The Detroit News has a very important article about the use of asset forfeiture laws by law enforcement as a means of raising revenue. The law allows the police to seize any property (including cash) that was used in the commission of a crime or was purchased or gained through the commission of a crime. And once they seize your property, the burden of proof is on to justify getting it back – even if you’re never even charged with a crime, much less convicted of one.
The Detroit News article includes this appalling statement:
“Police departments right now are looking for ways to generate revenue, and forfeiture is a way to offset the costs of doing business,” said Sgt. Dave Schreiner, who runs Canton Township’s forfeiture unit, which raised $343,699 in 2008. “You’ll find that departments are doing more forfeitures than they used to because they’ve got to — they’re running out of money and they’ve got to find it somewhere.”

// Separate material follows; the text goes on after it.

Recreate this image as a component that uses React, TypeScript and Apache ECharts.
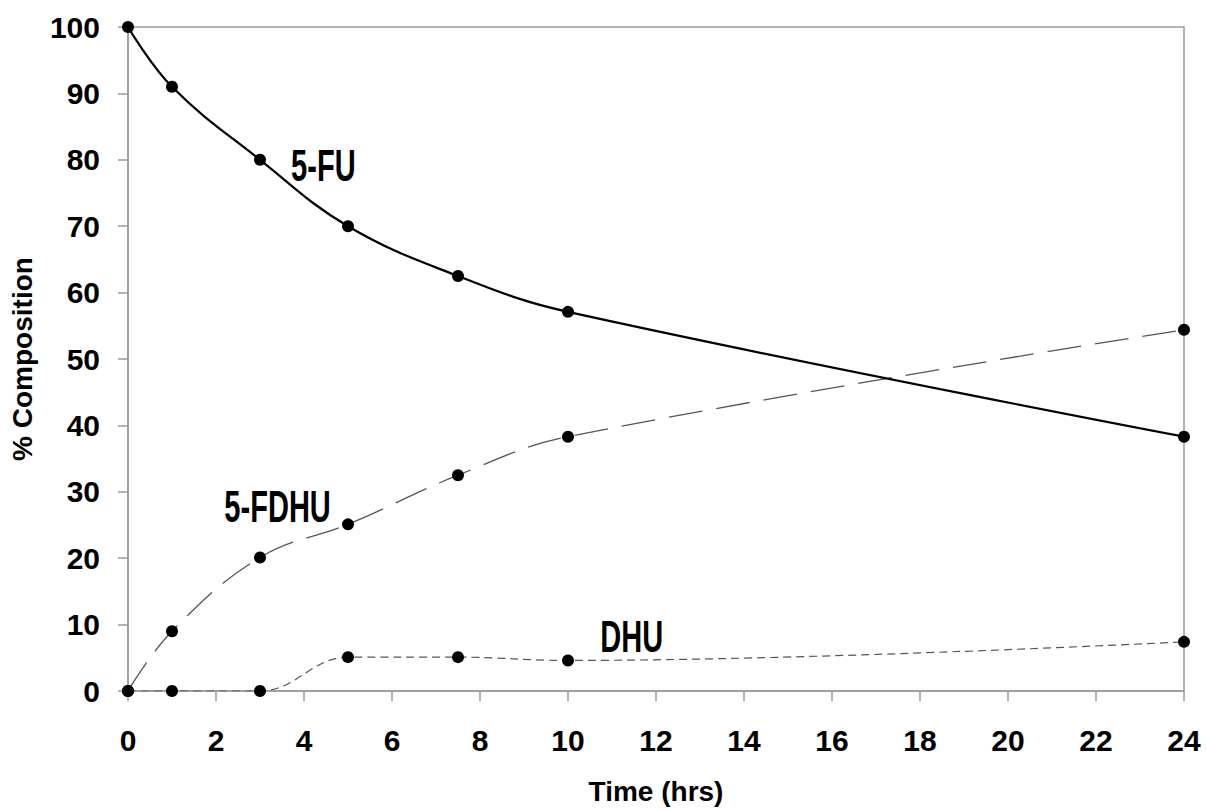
import React, { useEffect, useRef } from "react";
import * as echarts from "echarts";

const times = [0, 1, 3, 5, 7.5, 10, 24];
const fu = [100, 91, 80, 70, 62.5, 57.1, 38.3];
const fdhu = [0, 9, 20.1, 25.1, 32.5, 38.3, 54.4];
const dhu = [0, 0, 0, 5.1, 5.1, 4.6, 7.4];

const seriesNames = ["5-FU", "5-FDHU", "DHU"];
const labelAnchors = [
  { text: "5-FU", x: 4.44, y: 79.2 },
  { text: "5-FDHU", x: 3.4, y: 27.7 },
  { text: "DHU", x: 11.45, y: 8.2 },
];

const AXIS_GREY = "#9a9a9a";
const FONT = "'Liberation Sans', Arial, sans-serif";

function pairs(xs: number[], ys: number[]) {
  return xs.map((x, i) => [x, ys[i]]);
}

export default function App() {
  const ref = useRef<HTMLDivElement>(null);
  useEffect(() => {
    document.body.style.margin = "0";
    const chart = echarts.init(ref.current!, null, { renderer: "svg" });
    const marker = { symbol: "circle", symbolSize: 12, itemStyle: { color: "#000" } };
    chart.setOption({
      animation: false,
      backgroundColor: "#fff",
      grid: {
        left: 128,
        right: 23,
        top: 27,
        bottom: 118,
        show: true,
        borderColor: AXIS_GREY,
        borderWidth: 1.5,
      },
      xAxis: {
        type: "value",
        min: 0,
        max: 24,
        interval: 2,
        name: "Time (hrs)",
        nameLocation: "middle",
        nameGap: 86,
        nameTextStyle: { fontFamily: FONT, fontWeight: "bold", fontSize: 28, color: "#000" },
        axisLine: { show: true, lineStyle: { color: AXIS_GREY, width: 1.5 } },
        axisTick: { show: true, inside: false, length: 10, lineStyle: { color: AXIS_GREY, width: 1.5 } },
        axisLabel: { margin: 34, fontFamily: FONT, fontWeight: "bold", fontSize: 30, color: "#000" },
        splitLine: { show: false },
      },
      yAxis: {
        type: "value",
        min: 0,
        max: 100,
        interval: 10,
        name: "% Composition",
        nameLocation: "middle",
        nameGap: 92,
        nameRotate: 90,
        nameTextStyle: { fontFamily: FONT, fontWeight: "bold", fontSize: 28, color: "#000" },
        axisLine: { show: true, lineStyle: { color: AXIS_GREY, width: 1.5 } },
        axisTick: { show: true, inside: false, length: 10, lineStyle: { color: AXIS_GREY, width: 1.5 } },
        axisLabel: { margin: 28, fontFamily: FONT, fontWeight: "bold", fontSize: 30, color: "#000" },
        splitLine: { show: false },
      },
      series: [
        {
          name: seriesNames[0],
          type: "line",
          smooth: 0.4,
          data: pairs(times, fu),
          lineStyle: { color: "#000", width: 2.2, type: "solid" },
          ...marker,
          z: 3,
        },
        {
          name: seriesNames[1],
          type: "line",
          smooth: 0.4,
          data: pairs(times, fdhu),
          lineStyle: { color: "#555", width: 1.3, type: [34, 14] },
          ...marker,
          z: 2,
        },
        {
          name: seriesNames[2],
          type: "line",
          smooth: 0.4,
          data: pairs(times, dhu),
          lineStyle: { color: "#555", width: 1.2, type: [8, 5] },
          ...marker,
          z: 2,
        },
      ],
    });
    const graphic = labelAnchors.map((a) => {
      const [px, py] = chart.convertToPixel({ gridIndex: 0 }, [a.x, a.y]) as number[];
      return {
        type: "text",
        x: px,
        y: py,
        scaleX: 0.88,
        scaleY: 1.35,
        style: {
          text: a.text,
          font: "bold 33px 'Liberation Sans Narrow', 'Arial Narrow', sans-serif",
          fill: "#000",
          align: "center",
          verticalAlign: "middle",
        },
      };
    });
    chart.setOption({ graphic });
    return () => chart.dispose();
  }, []);
  return <div ref={ref} style={{ width: 1207, height: 810 }} />;
}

But the police department is not a business and citizens are not their clients. The police are doing little more than acting as shakedown artists, taking property and then requiring the owners of the property to prove that they didn’t buy it with the proceeds of a crime and then requiring them to pay the cost of getting it back even if they can prove it.
The principle here should be quite obvious. If the government can’t put you in jail or fine you for a criminal offense without proving you guilty of a crime beyond a reasonable doubt, then they should not be able to take your property on the premise that you procured it through that crime without proving the same thing. Anything less than that is a clear violation of due process and the constitutional presumption of innocence.
Unfortunately, the courts have failed to do their job on this issue, upholding such laws on the dubious grounds that asset forfeitures are a civil matter rather than a criminal one and therefore subject to a lower standard of proof. But if the government is alleging that you have committed a crime as the basis for that forfeiture, the burden of proof should be on the government, not on the individual.
If the government can take your property from you without ever charging and convicting you of a crime, it is the government who is acting like a criminal. A thief who wears a badge is still a thief.